We can see from the top command that our main function is available via main.main.

So let’s list any functions within the main namespace:

(pprof) list main\.
Total: 180ms
ROUTINE ======================== main.bigBytes in /.../go/profiling/main.go
         0      180ms (flat, cum)   100% of Total
         .          .      6:   "runtime/pprof"
         .          .      7:)
         .          .      8:
         .          .      9:// bigBytes allocates 10 sets of 100 megabytes
         .          .     10:func bigBytes() *[]byte {
         .      180ms     11:   s := make([]byte, 100000000)
         .          .     12:   return &s
         .          .     13:}
         .          .     14:
         .          .     15:func main() {
         .          .     16:   pprof.StartCPUProfile(os.Stdout)
ROUTINE ======================== main.main in /.../code/go/profiling/main.go
         0      180ms (flat, cum)   100% of Total
         .          .     15:func main() {
         .          .     16:   pprof.StartCPUProfile(os.Stdout)
         .          .     17:   defer pprof.StopCPUProfile()
         .          .     18:
         .          .     19:   for i := 0; i < 10; i++ {
         .      180ms     20:           s := bigBytes()
         .          .     21:           if s == nil {
         .          .     22:                   log.Println("oh noes")
         .          .     23:           }
         .          .     24:   }
         .          .     25:}

OK, so yes we can see that 180ms is spent in the bigBytes function and pretty much all of that function’s time is spent allocating memory via make([]byte, 100000000).

Memory Analysis

Before we move on, let’s look at how to profile our memory consumption.

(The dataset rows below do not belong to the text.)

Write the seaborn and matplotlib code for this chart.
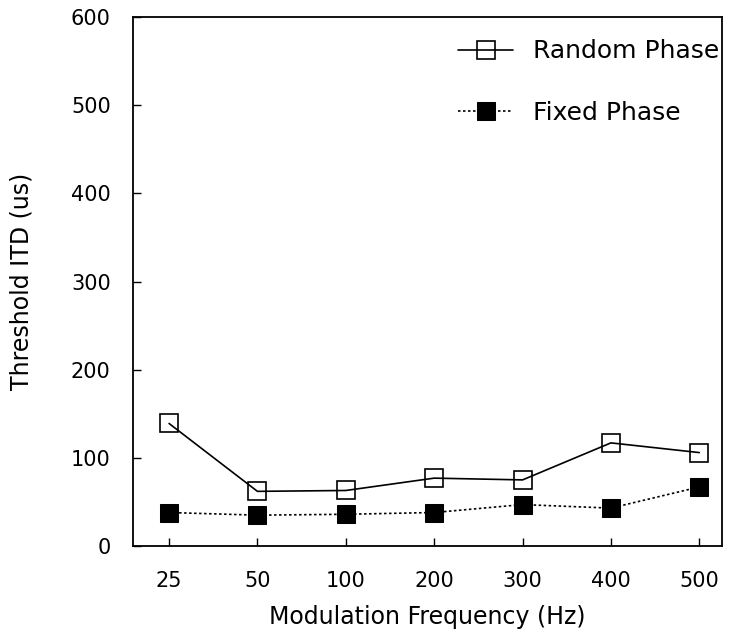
import numpy as np
import pandas as pd
import matplotlib
matplotlib.use('Agg')
import matplotlib.pyplot as plt
import seaborn as sns

freqs = ['25', '50', '100', '200', '300', '400', '500']
random_phase = [139, 62, 63, 77, 75, 117, 106]
fixed_phase = [38, 35, 36, 38, 47, 43, 67]

df = pd.DataFrame({'freq': freqs, 'Random Phase': random_phase,
                   'Fixed Phase': fixed_phase})

sns.set_theme(style='ticks')
plt.rcParams['font.family'] = ['DejaVu Sans']
plt.rcParams['text.color'] = 'black'
plt.rcParams['axes.labelcolor'] = 'black'

fig = plt.figure(figsize=(7.34, 6.36), dpi=100)
ax = fig.add_axes([0.181, 0.1415, 0.803, 0.8315])

# open squares: line runs through them like in the original
sns.lineplot(data=df, x='freq', y='Random Phase', ax=ax, sort=False,
             color='black', linewidth=1.2, marker='s', markersize=12.5,
             markerfacecolor='none', markeredgecolor='black',
             markeredgewidth=1.2, label='Random Phase')
sns.lineplot(data=df, x='freq', y='Fixed Phase', ax=ax, sort=False,
             color='black', linewidth=1.2, linestyle=(0, (1.5, 1.5)),
             marker='s', markersize=12.5, markerfacecolor='black',
             markeredgecolor='black', label='Fixed Phase')

ax.set_ylim(0, 600)
ax.set_xlim(-0.41, 6.26)
ax.set_yticks(range(0, 601, 100))
ax.set_xlabel('Modulation Frequency (Hz)', fontsize=17, labelpad=10)
ax.set_ylabel('Threshold ITD (us)', fontsize=17, labelpad=27)
ax.tick_params(direction='in', length=6, width=1, labelsize=15,
               colors='black')
ax.tick_params(axis='x', pad=18)
ax.tick_params(axis='y', pad=16)
for s in ax.spines.values():
    s.set_linewidth(1.3)
    s.set_color('black')

ax.legend(loc='upper right', bbox_to_anchor=(0.995, 0.958), frameon=False,
          fontsize=18, labelspacing=1.5, handlelength=2.2,
          handletextpad=0.8, borderpad=0, borderaxespad=0)

fig.savefig('out.png', dpi=100)
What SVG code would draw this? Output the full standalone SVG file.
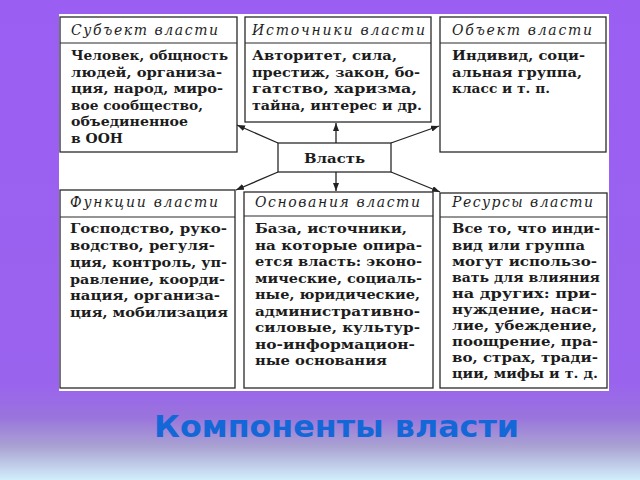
<svg xmlns="http://www.w3.org/2000/svg" width="640" height="480" viewBox="0 0 640 480">
<defs>
<linearGradient id="bg" x1="0" y1="0" x2="0" y2="1">
<stop offset="0" stop-color="#9b5ef3"/>
<stop offset="0.8" stop-color="#9a63ee"/>
<stop offset="0.87" stop-color="#9a74dc"/>
<stop offset="0.93" stop-color="#a9a2d2"/>
<stop offset="1" stop-color="#d2eefb"/>
</linearGradient>
<marker id="ah" markerUnits="userSpaceOnUse" markerWidth="8" markerHeight="6" refX="8" refY="3" orient="auto">
<path d="M0,0 L8,3 L0,6 z" fill="#222"/>
</marker>
<style>
.box{fill:#fff;stroke:#2a2a2a;stroke-width:1.3}
.div{stroke:#2a2a2a;stroke-width:1.2}
.hd{font-family:"DejaVu Serif","Liberation Serif",serif;font-style:italic;font-size:14px;fill:#1e1e1e}
.bd{font-family:"DejaVu Serif","Liberation Serif",serif;font-weight:bold;font-size:12px;fill:#1c1c1c}
.cn{stroke:#222;stroke-width:1.3;fill:none;marker-end:url(#ah)}
</style>
</defs>
<rect x="0" y="0" width="640" height="480" fill="url(#bg)"/>
<rect x="59" y="14" width="550" height="377" fill="#fff"/>

<g id="subject">
<rect class="box" x="60" y="17" width="177" height="135"/>
<line class="div" x1="60" y1="43" x2="237" y2="43"/>
<text class="hd" x="71" y="35" textLength="147" lengthAdjust="spacing">Субъект власти</text>
<text class="bd" x="71" y="60" textLength="157" lengthAdjust="spacingAndGlyphs">Человек, общность</text>
<text class="bd" x="71" y="76.5" textLength="151" lengthAdjust="spacingAndGlyphs">людей, организа-</text>
<text class="bd" x="71" y="93" textLength="152" lengthAdjust="spacingAndGlyphs">ция, народ, миро-</text>
<text class="bd" x="71" y="109.5" textLength="132" lengthAdjust="spacingAndGlyphs">вое сообщество,</text>
<text class="bd" x="71" y="126" textLength="117" lengthAdjust="spacingAndGlyphs">объединенное</text>
<text class="bd" x="71" y="142.5" textLength="52" lengthAdjust="spacingAndGlyphs">в ООН</text>
</g>

<g id="sources">
<rect class="box" x="245" y="17" width="186" height="105"/>
<line class="div" x1="245" y1="43" x2="431" y2="43"/>
<text class="hd" x="252" y="35" textLength="173" lengthAdjust="spacing">Источники власти</text>
<text class="bd" x="252" y="60" textLength="145" lengthAdjust="spacingAndGlyphs">Авторитет, сила,</text>
<text class="bd" x="252" y="76.5" textLength="168" lengthAdjust="spacingAndGlyphs">престиж, закон, бо-</text>
<text class="bd" x="252" y="93" textLength="165" lengthAdjust="spacingAndGlyphs">гатство, харизма,</text>
<text class="bd" x="252" y="109.5" textLength="170" lengthAdjust="spacingAndGlyphs">тайна, интерес и др.</text>
</g>

<g id="object">
<rect class="box" x="440" y="17" width="166" height="135"/>
<line class="div" x1="440" y1="43" x2="606" y2="43"/>
<text class="hd" x="452" y="35" textLength="140" lengthAdjust="spacing">Объект власти</text>
<text class="bd" x="452" y="60" textLength="133" lengthAdjust="spacingAndGlyphs">Индивид, соци-</text>
<text class="bd" x="452" y="76.5" textLength="130" lengthAdjust="spacingAndGlyphs">альная группа,</text>
<text class="bd" x="452" y="93" textLength="98" lengthAdjust="spacingAndGlyphs">класс и т. п.</text>
</g>

<g id="power">
<rect class="box" x="278" y="143" width="113" height="29"/>
<text x="334.5" y="163" text-anchor="middle" font-family="DejaVu Serif, Liberation Serif, serif" font-weight="bold" font-size="13.5" fill="#1c1c1c" textLength="61" lengthAdjust="spacingAndGlyphs">Власть</text>
</g>

<g id="functions">
<rect class="box" x="60" y="190" width="175" height="198"/>
<line class="div" x1="60" y1="217" x2="235" y2="217"/>
<text class="hd" x="70" y="207" textLength="148" lengthAdjust="spacing">Функции власти</text>
<text class="bd" x="70" y="233" textLength="157" lengthAdjust="spacingAndGlyphs">Господство, руко-</text>
<text class="bd" x="70" y="250" textLength="145" lengthAdjust="spacingAndGlyphs">водство, регуля-</text>
<text class="bd" x="70" y="267" textLength="157" lengthAdjust="spacingAndGlyphs">ция, контроль, уп-</text>
<text class="bd" x="70" y="283.5" textLength="155" lengthAdjust="spacingAndGlyphs">равление, коорди-</text>
<text class="bd" x="70" y="300" textLength="150" lengthAdjust="spacingAndGlyphs">нация, организа-</text>
<text class="bd" x="70" y="317" textLength="158" lengthAdjust="spacingAndGlyphs">ция, мобилизация</text>
</g>

<g id="foundations">
<rect class="box" x="244" y="192" width="189" height="196"/>
<line class="div" x1="244" y1="216" x2="433" y2="216"/>
<text class="hd" x="255" y="207" textLength="165" lengthAdjust="spacing">Основания власти</text>
<text class="bd" x="255" y="233" textLength="152" lengthAdjust="spacingAndGlyphs">База, источники,</text>
<text class="bd" x="255" y="249.5" textLength="167" lengthAdjust="spacingAndGlyphs">на которые опира-</text>
<text class="bd" x="255" y="266" textLength="167" lengthAdjust="spacingAndGlyphs">ется власть: эконо-</text>
<text class="bd" x="255" y="282.5" textLength="167" lengthAdjust="spacingAndGlyphs">мические, социаль-</text>
<text class="bd" x="255" y="299" textLength="165" lengthAdjust="spacingAndGlyphs">ные, юридические,</text>
<text class="bd" x="255" y="315.5" textLength="165" lengthAdjust="spacingAndGlyphs">административно-</text>
<text class="bd" x="255" y="332" textLength="165" lengthAdjust="spacingAndGlyphs">силовые, культур-</text>
<text class="bd" x="255" y="348.5" textLength="160" lengthAdjust="spacingAndGlyphs">но-информацион-</text>
<text class="bd" x="255" y="365" textLength="132" lengthAdjust="spacingAndGlyphs">ные основания</text>
</g>

<g id="resources">
<rect class="box" x="440" y="193" width="167" height="195"/>
<line class="div" x1="440" y1="217" x2="607" y2="217"/>
<text class="hd" x="452" y="207" textLength="141" lengthAdjust="spacing">Ресурсы власти</text>
<text class="bd" x="452" y="233" textLength="148" lengthAdjust="spacingAndGlyphs">Все то, что инди-</text>
<text class="bd" x="452" y="249.5" textLength="133" lengthAdjust="spacingAndGlyphs">вид или группа</text>
<text class="bd" x="452" y="265.5" textLength="145" lengthAdjust="spacingAndGlyphs">могут использо-</text>
<text class="bd" x="452" y="282" textLength="148" lengthAdjust="spacingAndGlyphs">вать для влияния</text>
<text class="bd" x="452" y="298" textLength="145" lengthAdjust="spacingAndGlyphs">на других: при-</text>
<text class="bd" x="452" y="313.5" textLength="146" lengthAdjust="spacingAndGlyphs">нуждение, наси-</text>
<text class="bd" x="452" y="330" textLength="145" lengthAdjust="spacingAndGlyphs">лие, убеждение,</text>
<text class="bd" x="452" y="345.5" textLength="146" lengthAdjust="spacingAndGlyphs">поощрение, пра-</text>
<text class="bd" x="452" y="362" textLength="146" lengthAdjust="spacingAndGlyphs">во, страх, тради-</text>
<text class="bd" x="452" y="377.5" textLength="146" lengthAdjust="spacingAndGlyphs">ции, мифы и т. д.</text>
</g>

<g id="connectors">
<path class="cn" d="M336 143 L336 123"/>
<path class="cn" d="M278 143 L237 125"/>
<path class="cn" d="M391 143 L439 126"/>
<path class="cn" d="M336 172 L336 191"/>
<path class="cn" d="M278 172 L236 190"/>
<path class="cn" d="M391 172 L440 192"/>
</g>

<text id="title" x="154" y="437" font-family="DejaVu Sans, Verdana, sans-serif" font-weight="bold" font-size="31" fill="#1467d6" textLength="365" lengthAdjust="spacingAndGlyphs">Компоненты власти</text>
</svg>
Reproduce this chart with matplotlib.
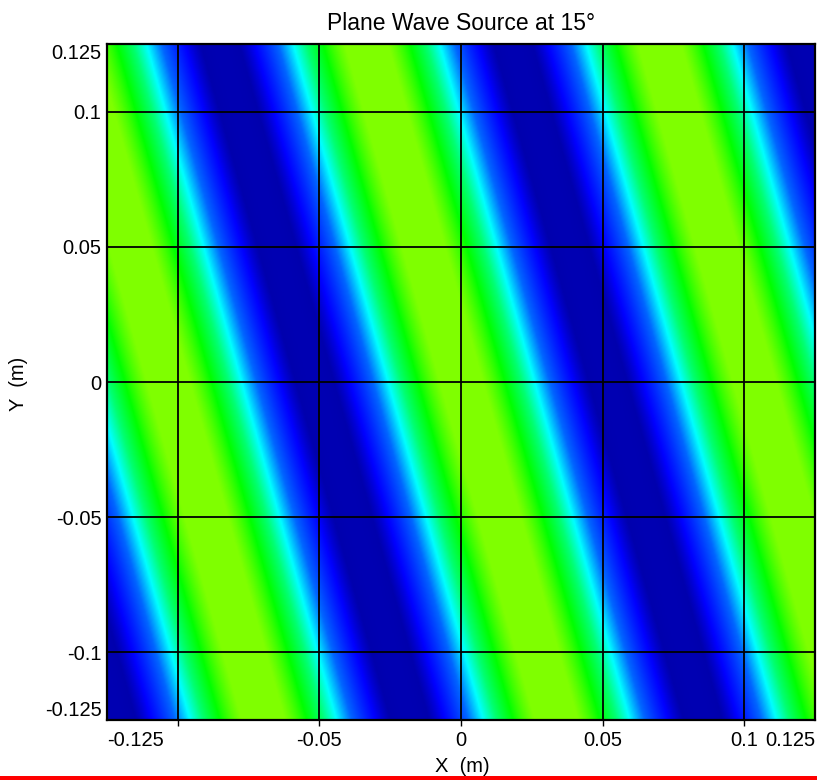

To do this we’ll change our application slightly so that StartCPUProfile becomes WriteHeapProfile (we’ll also move this call to the bottom of our main function otherwise if we keep it at the top of the function no memory has been allocated at that point). We’ll also remove the StopCPUProfile call altogether (as recording the heap is done as a snapshot rather than an ongoing process like with the CPU profiling):

package main

import (
	"log"
	"os"
	"runtime/pprof"
)

// bigBytes allocates 10 sets of 100 megabytes
func bigBytes() *[]byte {
	s := make([]byte, 100000000)
	return &s
}

func main() {
	for i := 0; i < 10; i++ {
		s := bigBytes()
		if s == nil {
			log.Println("oh noes")
		}
	}

	pprof.WriteHeapProfile(os.Stdout)
}

Again, we’ll build and execute the application and redirect the stdout to a file (for simplicity), but you could have created the file dynamically within your application if you so choose:
go build -o app && time ./app > memory.profile

At this point we can now run pprof to interactively inspect the memory profile data:
go tool pprof memory.profile

Let’s run the top command and see what the output is:

(pprof) top
Showing nodes accounting for 95.38MB, 100% of 95.38MB total
      flat  flat%   sum%        cum   cum%
   95.38MB   100%   100%    95.38MB   100%  main.bigBytes /...ain.go (inline)
         0     0%   100%    95.38MB   100%  main.main /.../profiling/main.go
         0     0%   100%    95.38MB   100%  runtime.main /.../runtime/proc.go

For a simple example application like we’re using, this is fine as it indicates pretty clearly which function is responsible for the majority of the memory allocation (main.bigBytes).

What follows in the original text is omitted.